■ Task to carry out ■
Look at the data below and print exactly the lines from its first line through the line with "-240, -280, -320];"; the pictures stay out of the copy.

Raw records:
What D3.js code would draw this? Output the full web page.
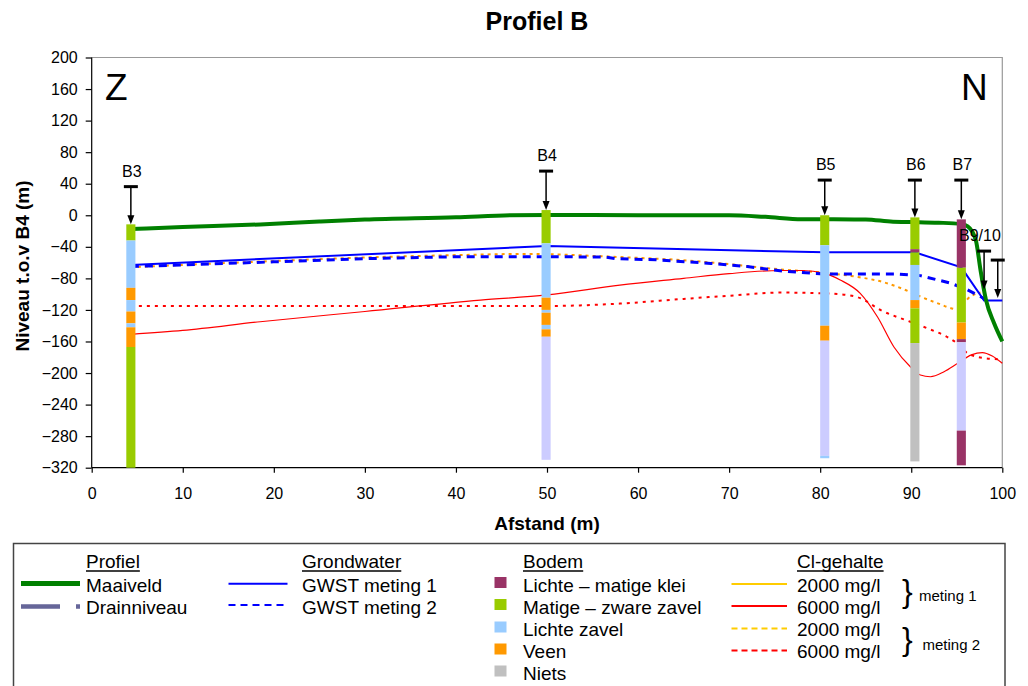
<!DOCTYPE html>
<html>
<head>
<meta charset="utf-8">
<script src="https://cdn.jsdelivr.net/npm/d3@7"></script>
<style>
  body { margin: 0; background: #fff; }
  svg { display: block; font-family: "Liberation Sans", Arial, sans-serif; }
</style>
</head>
<body>
<div id="chart"></div>
<script>
(function(){

// ---- data ----
const xTickValues = [0, 10, 20, 30, 40, 50, 60, 70, 80, 90, 100];
const yTickValues = [200, 160, 120, 80, 40, 0, -40, -80, -120, -160, -200, -240, -280, -320];

// Maaiveld (ground level)
const maaiveld = [[4.3,-17.5],[10,-15],[18.5,-11.6],[25,-8],[30,-5.5],[40,-2.5],[46,0],[50,0.5],[60,0],[70,0],[74,-2],[78,-5],[85,-5.3],[88,-8.2],[90.4,-8.6],[93,-9.4],[95.5,-11.2],[96.2,-14],[97.1,-32],[97.6,-69],[98.2,-107],[99.1,-137],[100,-160]];

// groundwater
const gwst1 = [[4.3,-63],[50,-39],[80.5,-47],[90.4,-47],[95.5,-66],[98,-108],[100,-108]];
const gwst2 = [[4.3,-65],[10,-63],[20,-59],[30,-55],[40,-52.5],[50,-52.5],[56.5,-53],[57.5,-55],[62,-56.5],[68,-61],[72,-65],[76,-71],[80.5,-74.5],[88.5,-74.5],[91,-76.5],[94.3,-86],[96.1,-94],[97.6,-103],[98.2,-107]];

// chloride
const cl6000m1 = [[4.3,-151],[10,-146],[18.5,-135],[30,-122],[42.7,-107.5],[50,-101],[58,-88.5],[65,-80],[70,-74],[75.6,-70],[78,-70],[80.5,-73.7],[82.2,-82],[84.4,-99],[86.3,-129],[88.1,-167],[89.9,-192],[91,-202.5],[92.1,-204.7],[93.6,-198.4],[95.1,-187.7],[96.6,-177],[97.8,-174],[98.9,-178.4],[100,-187.7]];
const cl2000m2 = [[4.3,-66],[10,-63],[20,-58],[30,-53.5],[40,-50.5],[48,-49],[52,-50],[56,-52],[60,-54],[65,-57],[70,-62],[75.6,-68.6],[80.5,-73],[84,-78],[87,-85],[89,-93],[91,-103],[93,-112],[95,-119],[96.5,-103],[97.6,-98]];
const cl6000m2 = [[4.3,-115],[30,-115],[50,-115],[58,-112],[65,-106],[70,-102],[75.6,-98],[80.5,-99],[82.9,-101],[84.4,-105],[86.6,-120],[89.9,-135],[91.7,-143],[93.9,-154],[95,-162],[96.2,-175],[98,-181],[100,-182.6]];

// boreholes
const boreNames = ['B3', 'B4', 'B5', 'B6', 'B7'];
const boreX = [4.3, 49.9, 80.5, 90.4, 95.5];
const boreArrowTop = [36.3, 56, 44.6, 44.6, 44.6];
const layersB3 = [[-11.5,-32,'zavel'],[-32,-92,'lzavel'],[-92,-107.5,'veen'],[-107.5,-122,'lzavel'],[-122,-137,'veen'],[-137,-142,'lzavel'],[-142,-167,'veen'],[-167,-320,'zavel']];
const layersB4 = [[6.6,-35.6,'zavel'],[-35.6,-104.5,'lzavel'],[-104.5,-120,'veen'],[-120,-123.5,'lzavel'],[-123.5,-139,'veen'],[-139,-144.6,'lzavel'],[-144.6,-154,'veen'],[-154,-310,'onb']];
const layersB5 = [[0,-38,'zavel'],[-38,-140,'lzavel'],[-140,-159,'veen'],[-159,-305,'onb'],[-305,-308,'lzavel']];
const layersB6 = [[-2.7,-43,'zavel'],[-43,-47,'klei'],[-47,-63,'zavel'],[-63,-107.5,'lzavel'],[-107.5,-118,'veen'],[-118,-162,'zavel'],[-162,-312,'niets']];
const layersB7 = [[-5.2,-66.5,'klei'],[-66.5,-136,'zavel'],[-136,-157,'veen'],[-157,-161,'klei'],[-161,-273,'onb'],[-273,-317,'klei']];
const boreLayers = [layersB3, layersB4, layersB5, layersB6, layersB7];

// B9/10 arrows (no column)
const extraX = [98.0, 99.5];
const extraTop = [-45.4, -56.8];
const extraBottom = [-94, -105];

const soilColors = {
    klei: '#993366',
    zavel: '#99cc00',
    lzavel: '#99ccff',
    veen: '#ff9900',
    niets: '#c0c0c0',
    onb: '#ccccff'
};

// ---- chart ----
const width = 1028, height = 686;
const svg = d3.select('#chart').append('svg')
    .attr('width', width)
    .attr('height', height);

const xScale = d3.scaleLinear().domain([0, 100]).range([91.7, 1002.3]);
const yScale = d3.scaleLinear().domain([-320, 200]).range([467.7, 57.5]);

// title
svg.append('text')
    .attr('x', 537).attr('y', 30)
    .attr('text-anchor', 'middle')
    .attr('font-size', '25px').attr('font-weight', 'bold')
    .text('Profiel B');

// plot border (top + right in grey)
svg.append('path')
    .attr('d', `M${xScale(0)},${yScale(200)}H${xScale(100)}V${yScale(-320)}`)
    .attr('fill', 'none').attr('stroke', '#999').attr('stroke-width', 1.2);

// axes
const xAxis = d3.axisBottom(xScale).tickValues(xTickValues).tickSize(5).tickPadding(15);
const yAxis = d3.axisLeft(yScale).tickValues(yTickValues).tickSize(6).tickPadding(8);

const gx = svg.append('g')
    .attr('transform', `translate(0,${yScale(-320)})`)
    .call(xAxis);
gx.select('.domain').attr('d', `M${xScale(0)},0H${xScale(100)}`);
const gy = svg.append('g')
    .attr('transform', `translate(${xScale(0)},0)`)
    .call(yAxis);
gy.select('.domain').attr('d', `M0,${yScale(200)}V${yScale(-320)}`);
svg.selectAll('.tick text').attr('font-size', '16px').attr('font-family', '"Liberation Sans", Arial, sans-serif').attr('fill', '#000');
svg.selectAll('.domain, .tick line').attr('stroke', '#000').attr('stroke-width', 1.2);

// axis titles
svg.append('text')
    .attr('x', 547).attr('y', 530)
    .attr('text-anchor', 'middle')
    .attr('font-size', '19px').attr('font-weight', 'bold')
    .text('Afstand (m)');
svg.append('text')
    .attr('transform', 'translate(29,266) rotate(-90)')
    .attr('text-anchor', 'middle')
    .attr('font-size', '19px').attr('font-weight', 'bold')
    .text('Niveau t.o.v B4 (m)');

// Z / N
svg.append('text').attr('x', 105).attr('y', 100).attr('font-size', '37px').text('Z');
svg.append('text').attr('x', 961).attr('y', 100).attr('font-size', '37px').text('N');

// lines
const line = d3.line().x(d => xScale(d[0])).y(d => yScale(d[1]));
const smooth = d3.line().x(d => xScale(d[0])).y(d => yScale(d[1])).curve(d3.curveMonotoneX);

const plot = svg.append('g');
plot.append('path').datum(cl6000m2).attr('d', smooth)
    .attr('fill', 'none').attr('stroke', '#ff0000').attr('stroke-width', 2).attr('stroke-dasharray', '3,5');
plot.append('path').datum(cl2000m2).attr('d', smooth)
    .attr('fill', 'none').attr('stroke', '#ff9900').attr('stroke-width', 2).attr('stroke-dasharray', '3,4');
plot.append('path').datum(cl6000m1).attr('d', smooth)
    .attr('fill', 'none').attr('stroke', '#ff0000').attr('stroke-width', 1.2);
plot.append('path').datum(gwst2).attr('d', line)
    .attr('fill', 'none').attr('stroke', '#0000ff').attr('stroke-width', 3).attr('stroke-dasharray', '8,6');
plot.append('path').datum(gwst1).attr('d', line)
    .attr('fill', 'none').attr('stroke', '#0000ff').attr('stroke-width', 2);
plot.append('path').datum(maaiveld).attr('d', smooth)
    .attr('fill', 'none').attr('stroke', '#008000').attr('stroke-width', 4);

// borehole columns
const colW = xScale(1) - xScale(0);
boreNames.forEach((name, i) => {
    const g = svg.append('g');
    g.selectAll('rect')
        .data(boreLayers[i])
        .enter()
        .append('rect')
        .attr('x', xScale(boreX[i]) - colW / 2)
        .attr('y', d => yScale(d[0]))
        .attr('width', colW)
        .attr('height', d => yScale(d[1]) - yScale(d[0]))
        .attr('fill', d => soilColors[d[2]]);
});

// arrows
function drawArrow(xv, topV, botV) {
    const px = xScale(xv);
    const y0 = yScale(topV), y1 = yScale(botV);
    svg.append('line')
        .attr('x1', px - 7).attr('x2', px + 7).attr('y1', y0).attr('y2', y0)
        .attr('stroke', '#000').attr('stroke-width', 3);
    svg.append('line')
        .attr('x1', px).attr('x2', px).attr('y1', y0).attr('y2', y1 - 7)
        .attr('stroke', '#000').attr('stroke-width', 1.5);
    svg.append('path')
        .attr('d', `M${px - 3.5},${y1 - 9}L${px + 3.5},${y1 - 9}L${px},${y1}Z`)
        .attr('fill', '#000');
}

boreNames.forEach((name, i) => {
    drawArrow(boreX[i], boreArrowTop[i], boreLayers[i][0][0]);
    svg.append('text')
        .attr('x', xScale(boreX[i]) + 1)
        .attr('y', yScale(boreArrowTop[i]) - 10)
        .attr('text-anchor', 'middle')
        .attr('font-size', '16px')
        .text(name);
});
extraX.forEach((xv, i) => drawArrow(xv, extraTop[i], extraBottom[i]));
svg.append('text')
    .attr('x', 959).attr('y', 241)
    .attr('font-size', '16px')
    .text('B9/10');

// ---- legend ----
const legend = svg.append('g');
legend.append('rect')
    .attr('x', 13.5).attr('y', 543.5)
    .attr('width', 991.5).attr('height', 200)
    .attr('fill', '#fff').attr('stroke', '#444').attr('stroke-width', 1.5);

const rowY = [591.5, 613.5, 636, 658, 680];
const fs = '19px';

function header(x, txt) {
    const t = legend.append('text').attr('x', x).attr('y', 568).attr('font-size', fs).text(txt);
    const w = t.node().getComputedTextLength();
    legend.append('line').attr('x1', x).attr('x2', x + w).attr('y1', 571).attr('y2', 571)
        .attr('stroke', '#000').attr('stroke-width', 1.3);
}
function label(x, y, txt) {
    legend.append('text').attr('x', x).attr('y', y).attr('font-size', fs).text(txt);
}
function swatch(x1, x2, y, color, w, dash) {
    const l = legend.append('line').attr('x1', x1).attr('x2', x2).attr('y1', y).attr('y2', y)
        .attr('stroke', color).attr('stroke-width', w);
    if (dash) l.attr('stroke-dasharray', dash);
}

header(86, 'Profiel');
swatch(21, 80, 583.5, '#008000', 5);
label(86, rowY[0], 'Maaiveld');
swatch(21, 80, 606.5, '#666699', 4.5, '39,16,4,10');
label(86, rowY[1], 'Drainniveau');

header(302, 'Grondwater');
swatch(228.5, 287.5, 583.7, '#0000ff', 2);
label(302, rowY[0], 'GWST meting 1');
swatch(228.5, 287.5, 605, '#0000ff', 2, '7,5');
label(302, rowY[1], 'GWST meting 2');

header(523, 'Bodem');
const bodemKeys = ['klei', 'zavel', 'lzavel', 'veen', 'niets'];
const bodemLabels = ['Lichte \u2013 matige klei', 'Matige \u2013 zware zavel', 'Lichte zavel', 'Veen', 'Niets'];
bodemKeys.forEach((k, i) => {
    legend.append('rect')
        .attr('x', 494.5).attr('y', rowY[i] - 14.5)
        .attr('width', 12).attr('height', 11)
        .attr('fill', soilColors[k]);
    label(523, rowY[i], bodemLabels[i]);
});

header(797, 'Cl-gehalte');
const clColors = ['#ffcc00', '#ff0000', '#ffcc00', '#ff0000'];
const clDash = [null, null, '6,4', '6,4'];
const clLabels = ['2000 mg/l', '6000 mg/l', '2000 mg/l', '6000 mg/l'];
clLabels.forEach((txt, i) => {
    swatch(731.5, 787, rowY[i] - 7.5, clColors[i], 2, clDash[i]);
    label(797, rowY[i], txt);
});
legend.append('text').attr('x', 902).attr('y', 602).attr('font-size', '32px').text('}');
legend.append('text').attr('x', 919).attr('y', 601).attr('font-size', '15px').text('meting 1');
legend.append('text').attr('x', 902).attr('y', 650).attr('font-size', '32px').text('}');
legend.append('text').attr('x', 922.5).attr('y', 650).attr('font-size', '15px').text('meting 2');

})();
</script>
</body>
</html>
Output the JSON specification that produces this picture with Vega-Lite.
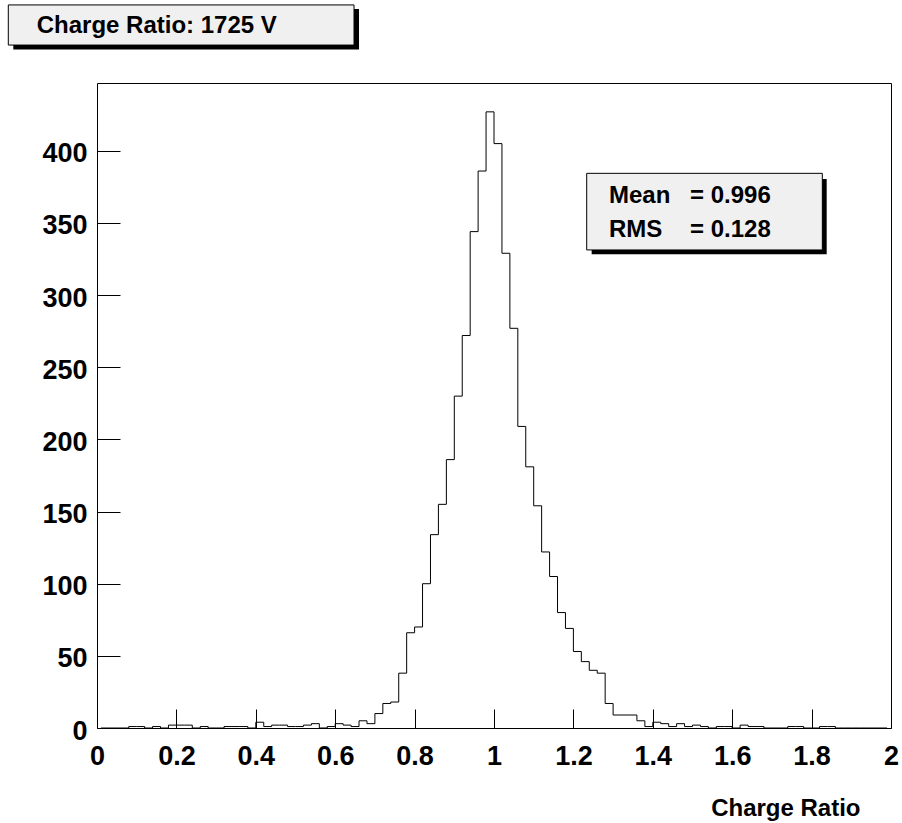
{
  "$schema": "https://vega.github.io/schema/vega-lite/v6.json",
  "width": 794,
  "height": 645,
  "autosize": "none",
  "padding": {"left": 97, "top": 83, "right": 11, "bottom": 95},
  "background": "white",
  "config": {"view": {"stroke": "#000", "strokeWidth": 1}, "font": "Liberation Sans"},
  "layer": [
    {
      "data": {"values": [
        {"x":0.01,"count":0},{"x":0.03,"count":0},{"x":0.05,"count":0},{"x":0.07,"count":0},{"x":0.09,"count":1},
        {"x":0.11,"count":1},{"x":0.13,"count":0},{"x":0.15,"count":1},{"x":0.17,"count":0},{"x":0.19,"count":2},
        {"x":0.21,"count":2},{"x":0.23,"count":2},{"x":0.25,"count":0},{"x":0.27,"count":1},{"x":0.29,"count":0},
        {"x":0.31,"count":0},{"x":0.33,"count":1},{"x":0.35,"count":1},{"x":0.37,"count":1},{"x":0.39,"count":0},
        {"x":0.41,"count":4},{"x":0.43,"count":1},{"x":0.45,"count":2},{"x":0.47,"count":2},{"x":0.49,"count":1},
        {"x":0.51,"count":1},{"x":0.53,"count":2},{"x":0.55,"count":3},{"x":0.57,"count":0},{"x":0.59,"count":1},
        {"x":0.61,"count":3},{"x":0.63,"count":2},{"x":0.65,"count":1},{"x":0.67,"count":5},{"x":0.69,"count":3},
        {"x":0.71,"count":10},{"x":0.73,"count":17},{"x":0.75,"count":18},{"x":0.77,"count":38},{"x":0.79,"count":66},
        {"x":0.81,"count":70},{"x":0.83,"count":100},{"x":0.85,"count":134},{"x":0.87,"count":155},{"x":0.89,"count":186},
        {"x":0.91,"count":230},{"x":0.93,"count":272},{"x":0.95,"count":344},{"x":0.97,"count":386},{"x":0.99,"count":427},
        {"x":1.01,"count":405},{"x":1.03,"count":329},{"x":1.05,"count":277},{"x":1.07,"count":209},{"x":1.09,"count":181},
        {"x":1.11,"count":154},{"x":1.13,"count":122},{"x":1.15,"count":105},{"x":1.17,"count":80},{"x":1.19,"count":69},
        {"x":1.21,"count":53},{"x":1.23,"count":46},{"x":1.25,"count":40},{"x":1.27,"count":38},{"x":1.29,"count":17},
        {"x":1.31,"count":9},{"x":1.33,"count":9},{"x":1.35,"count":9},{"x":1.37,"count":5},{"x":1.39,"count":1},
        {"x":1.41,"count":4},{"x":1.43,"count":3},{"x":1.45,"count":1},{"x":1.47,"count":3},{"x":1.49,"count":1},
        {"x":1.51,"count":2},{"x":1.53,"count":1},{"x":1.55,"count":0},{"x":1.57,"count":1},{"x":1.59,"count":1},
        {"x":1.61,"count":0},{"x":1.63,"count":2},{"x":1.65,"count":1},{"x":1.67,"count":1},{"x":1.69,"count":0},
        {"x":1.71,"count":0},{"x":1.73,"count":0},{"x":1.75,"count":1},{"x":1.77,"count":1},{"x":1.79,"count":0},
        {"x":1.81,"count":0},{"x":1.83,"count":1},{"x":1.85,"count":1},{"x":1.87,"count":0},{"x":1.89,"count":0},
        {"x":1.91,"count":0},{"x":1.93,"count":0},{"x":1.95,"count":0},{"x":1.97,"count":0},{"x":1.99,"count":0}
      ]},
      "mark": {"type": "line", "interpolate": "step", "color": "#000", "strokeWidth": 1},
      "encoding": {
        "x": {"field": "x", "type": "quantitative",
          "scale": {"domain": [0, 2], "nice": false, "zero": false},
          "axis": {
            "values": [0,0.05,0.1,0.15,0.2,0.25,0.3,0.35,0.4,0.45,0.5,0.55,0.6,0.65,0.7,0.75,0.8,0.85,0.9,0.95,1,1.05,1.1,1.15,1.2,1.25,1.3,1.35,1.4,1.45,1.5,1.55,1.6,1.65,1.7,1.75,1.8,1.85,1.9,1.95,2],
            "format": ".2~f",
            "labelExpr": "abs(datum.value*5 - round(datum.value*5)) < 0.001 ? datum.label : ''",
            "labelFont": "Liberation Sans", "labelFontWeight": "bold", "labelFontSize": 27, "labelColor": "#000",
            "labelPadding": 34, "labelFlush": false, "labelOverlap": false,
            "tickSize": {"condition": {"test": "abs(datum.value*5 - round(datum.value*5)) < 0.001", "value": -19}, "value": -10},
            "tickColor": "#000", "tickWidth": 1, "domain": false, "grid": false,
            "title": "Charge Ratio", "titleFont": "Liberation Sans", "titleFontWeight": "bold", "titleFontSize": 24, "titleColor": "#000",
            "titleAlign": "right", "titleAnchor": null, "titleX": 763, "titleY": 87, "titleBaseline": "alphabetic"
          }
        },
        "y": {"field": "count", "type": "quantitative",
          "scale": {"domain": [0, 447], "nice": false},
          "axis": {
            "values": [0,25,50,75,100,125,150,175,200,225,250,275,300,325,350,375,400,425],
            "labelExpr": "datum.value % 50 == 0 ? datum.label : ''",
            "labelFont": "Liberation Sans", "labelFontWeight": "bold", "labelFontSize": 27, "labelColor": "#000",
            "labelPadding": 33, "labelOffset": 3, "labelFlush": false, "labelOverlap": false,
            "tickSize": {"condition": {"test": "datum.value % 50 == 0", "value": -23}, "value": -11},
            "tickColor": "#000", "tickWidth": 1, "domain": false, "grid": false, "title": null
          }
        }
      }
    },
    {
      "data": {"values": [{}]},
      "mark": {"type": "rect", "fill": "#000"},
      "encoding": {
        "x": {"datum": 1.246, "type": "quantitative"}, "x2": {"datum": 1.838},
        "y": {"datum": 328.3, "type": "quantitative"}, "y2": {"datum": 380.5}
      }
    },
    {
      "data": {"values": [{}]},
      "mark": {"type": "rect", "fill": "#f0f0f0", "stroke": "#000", "strokeWidth": 1},
      "encoding": {
        "x": {"datum": 1.2335, "type": "quantitative"}, "x2": {"datum": 1.827},
        "y": {"datum": 331.3, "type": "quantitative"}, "y2": {"datum": 384.4}
      }
    },
    {
      "data": {"values": [{"label": "Mean"}]},
      "mark": {"type": "text", "align": "left", "baseline": "alphabetic", "font": "Liberation Sans", "fontWeight": "bold", "fontSize": 24, "color": "#000"},
      "encoding": {"x": {"datum": 1.2897, "type": "quantitative"}, "y": {"datum": 363.8, "type": "quantitative"}, "text": {"field": "label"}}
    },
    {
      "data": {"values": [{"label": "= 0.996"}]},
      "mark": {"type": "text", "align": "left", "baseline": "alphabetic", "font": "Liberation Sans", "fontWeight": "bold", "fontSize": 24, "color": "#000"},
      "encoding": {"x": {"datum": 1.4937, "type": "quantitative"}, "y": {"datum": 363.8, "type": "quantitative"}, "text": {"field": "label"}}
    },
    {
      "data": {"values": [{"label": "RMS"}]},
      "mark": {"type": "text", "align": "left", "baseline": "alphabetic", "font": "Liberation Sans", "fontWeight": "bold", "fontSize": 24, "color": "#000"},
      "encoding": {"x": {"datum": 1.2897, "type": "quantitative"}, "y": {"datum": 340.5, "type": "quantitative"}, "text": {"field": "label"}}
    },
    {
      "data": {"values": [{"label": "= 0.128"}]},
      "mark": {"type": "text", "align": "left", "baseline": "alphabetic", "font": "Liberation Sans", "fontWeight": "bold", "fontSize": 24, "color": "#000"},
      "encoding": {"x": {"datum": 1.4937, "type": "quantitative"}, "y": {"datum": 340.5, "type": "quantitative"}, "text": {"field": "label"}}
    },
    {
      "data": {"values": [{}]},
      "mark": {"type": "rect", "fill": "#000"},
      "encoding": {
        "x": {"datum": -0.2108, "type": "quantitative"}, "x2": {"datum": 0.66},
        "y": {"datum": 470.3, "type": "quantitative"}, "y2": {"datum": 498.3}
      }
    },
    {
      "data": {"values": [{}]},
      "mark": {"type": "rect", "fill": "#f0f0f0", "stroke": "#000", "strokeWidth": 1},
      "encoding": {
        "x": {"datum": -0.2234, "type": "quantitative"}, "x2": {"datum": 0.6474},
        "y": {"datum": 473.3, "type": "quantitative"}, "y2": {"datum": 501.1}
      }
    },
    {
      "data": {"values": [{"label": "Charge Ratio: 1725 V"}]},
      "mark": {"type": "text", "align": "left", "baseline": "alphabetic", "font": "Liberation Sans", "fontWeight": "bold", "fontSize": 24, "color": "#000"},
      "encoding": {"x": {"datum": -0.1519, "type": "quantitative"}, "y": {"datum": 481.4, "type": "quantitative"}, "text": {"field": "label"}}
    }
  ]
}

■ Output of the exercise ■
What D3.js code would draw this? Output the full web page.
<!DOCTYPE html>
<html>
<head>
<meta charset="utf-8">
<script src="https://cdn.jsdelivr.net/npm/d3@7"></script>
<style>
  body { margin: 0; background: #fff; }
  svg { display: block; font-family: "Liberation Sans", Arial, sans-serif; }
</style>
</head>
<body>
<div id="chart"></div>
<script>
(function(){

// ---- data ----
const xTickValues = [0, 10, 20, 30, 40, 50, 60, 70, 80, 90, 100];
const yTickValues = [200, 160, 120, 80, 40, 0, -40, -80, -120, -160, -200, -240, -280, -320];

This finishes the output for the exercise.